In diesem Jedes – Wort – auf – die – Goldwaage – legen Stil und mit dem ständig wiederkehrenden Satz, dass alles, was die Menschen anstellen, nicht gerade intelligent ist, setzt sich die witzige Geschichte von Charles Lewinsky fort. Ein Kind, der Autor nennt es Michell, egal ob Junge oder Mädchen, schaut von außen auf die Menschenwelt und kann sie so gar nicht für gut befinden.
Zwischendurch spricht der Autor, der ab einem bestimmten Punkt in seinen Gesprächen mit Michell immer anfängt zu brüllen, den jungen Leser an. Auf dem Planeten des Kindes sind die Erwachsenen die Kinder und müssen belehrt werden. Der Autor hat aber keine Lust, belehrt zu werden, auch wenn das Kind bei ihm kurzerhand einzieht und seinen Alltag auf den Kopf stellt. Trotz Vorsicht bei der Wortwahl geschehen immer wieder unglaubliche Dinge. So geht der Autor mit dem Kind in den Zoo, ohne ihm vorher zu erklären, dass jemand, der etwas Unrechtes macht, ins Gefängnis kommt. Gemeint waren da aber eher die Schwarzfahrer in der Bahn.

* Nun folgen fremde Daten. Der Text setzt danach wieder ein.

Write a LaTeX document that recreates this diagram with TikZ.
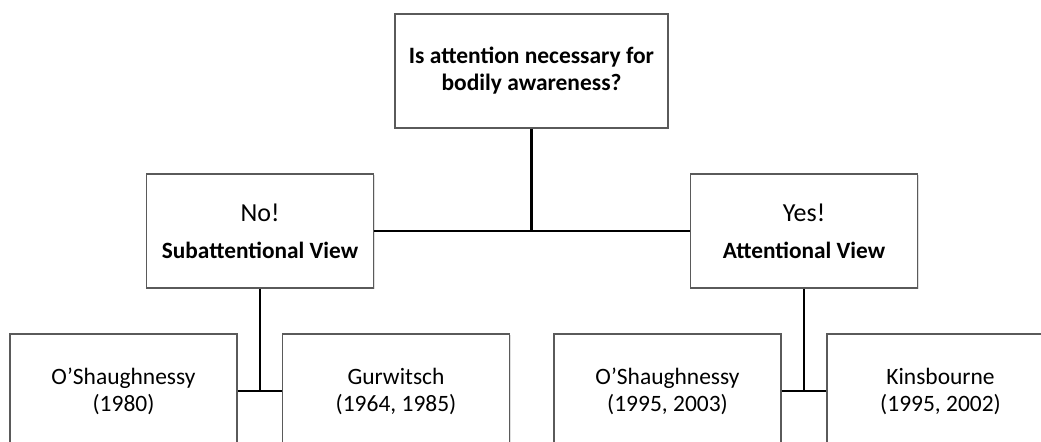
\documentclass[tikz,border=0pt]{standalone}
\usepackage{fontspec}
\setmainfont{Carlito}
\usetikzlibrary{shadows}
\definecolor{boxgray}{HTML}{5A5A5A}
\tikzset{
  box/.style={draw=boxgray, line width=1pt, fill=white, inner sep=0pt,
    minimum width=170.25pt, minimum height=85.5pt, align=center,
    drop shadow={opacity=0.25, shadow xshift=1pt, shadow yshift=-1pt}},
  question/.style={box, minimum width=204.75pt,
    font=\fontsize{17.6}{20.25}\selectfont\bfseries},
  answer/.style={box, font=\fontsize{17.5}{27.75}\selectfont\bfseries},
  source/.style={box, font=\fontsize{17.6}{20.25}\selectfont},
  link/.style={line width=2.2pt}
}
\newcommand{\afont}{\fontsize{19.5}{27.75}\mdseries\selectfont}
\begin{document}
\begin{tikzpicture}[x=0.75pt,y=-0.75pt]
      \useasboundingbox (0,0) rectangle (1041,442);
      \clip (0,0) rectangle (1041,442);
      \draw
        (531.5,71) node[question] (question)
          {Is attention necessary for\\ bodily awareness?}
        (260,231) node[answer] (no)
          {{\afont No!}\\ Subattentional View}
        (804,231) node[answer] (yes)
          {{\afont Yes!}\\ Attentional View}
        (123.5,391) node[source] (oshea)
          {O’Shaughnessy\\ (1980)}
        (396,391) node[source] (gurwitsch)
          {Gurwitsch\\ (1964, 1985)}
        (667.5,391) node[source] (osheb)
          {O’Shaughnessy\\ (1995, 2003)}
        (940.5,391) node[source] (kinsbourne)
          {Kinsbourne\\ (1995, 2002)};
      \begin{scope}[link]
        \draw (no) to (yes);
        \draw (question) to (question |- no);
        \draw (oshea) to (gurwitsch);
        \draw (no) to (no |- oshea);
        \draw (osheb) to (kinsbourne);
        \draw (yes) to (yes |- osheb);
      \end{scope}
    \end{tikzpicture}
\end{document}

Das Kind ist beim Betrachten der Tiere ziemlich erbost. Da der Löwe, der Affe und der Bär unschuldig sind und nichts getan haben, befreit das Kind die wilden Tiere aus ihren Käfigen und quartiert sie kurzerhand in der Wohnung des Autors ein.
Am lustigsten jedoch sind die Motive auf den T-Shirts des Kindes, die lebendig sowie thematisch passend die Handlung begleiten. Da lacht sich bei der Diskussion des Autors mit dem Polizisten ein Hütchen-Spieler schlapp oder Maus und Katze jagen sich gegenseitig beim Besuch des Zoos.
Kurzweilig sind diese Episoden der außerirdischen Art und lehrreich, da sie die Spielregeln der Menschheit einfach mal hinterfragen. So kann natürlich nur das alte Kind den großen Baum namens Walter interviewen und den Bau der Straße direkt durch den Stadtwald hintertreiben. Und welcher Mensch ahnt, was für ein Potential in seinem Gummibaum steckt. Und dann beginnt Michell, ein Buch über den Nordpol zu lesen und das ist für das Kind auf diesem Langweilerplaneten das Allergrößte.
So hat die Menschheit doch etwas zu bieten, ein Glück!